The early political rhetoric surrounding Brexit has not persuaded most institutional investors to drop UK investments, according to a survey from State Street.
The firm surveyed 101 of its institutional clients in the immediate aftermath of the UK triggering Article 50 of the EU constitution, which confirmed its intention to leave the bloc.
One fifth (19%) of investors said they planned to reduce their UK holdings in the next six months, up from the 16% recorded at the start of the year. However, the majority – nearly two thirds (64%) – did not envisage changing their UK allocations.
Sentiment was marginally more positive quarter-on-quarter, State Street reported. More than a third (35%) of investors said they were positive about global economic growth on a three to five year view, up from 33% at the start of the year. Just 11% said they had a negative outlook, compared to 19% who were bearish on medium-term prospects in January.
With the UK general election on 8 June having delayed the start of formal exit negotiations with the EU, there is little certainty about the impact of regulatory changes on the financial sector.

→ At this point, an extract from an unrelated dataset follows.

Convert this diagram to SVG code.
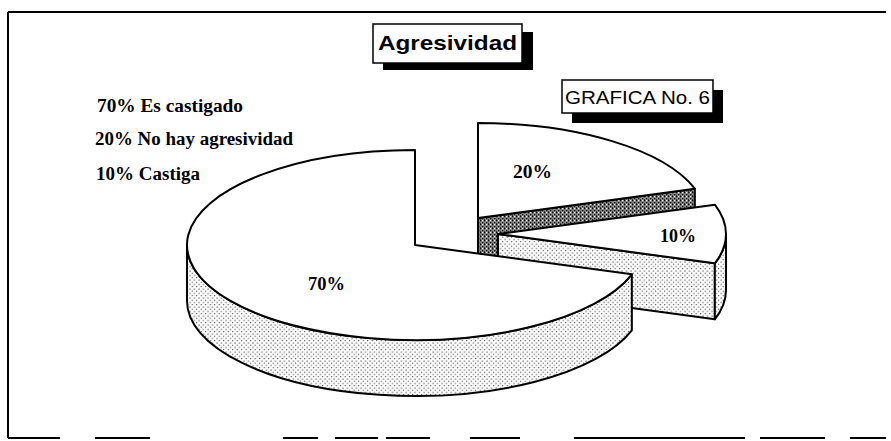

However, some businesses are already envisaging operational changes. Almost a third (31%) of the investors surveyed said it was either “moderately likely” or “very likely” that they would reduce their operational or organisational presence in the UK.
“The beginning of Brexit would appear to have done little to dent the confidence of long-term investors in the UK,” Metcalfe said. “The question now is whether that will last as actual Brexit takes shape during the negotiation process.”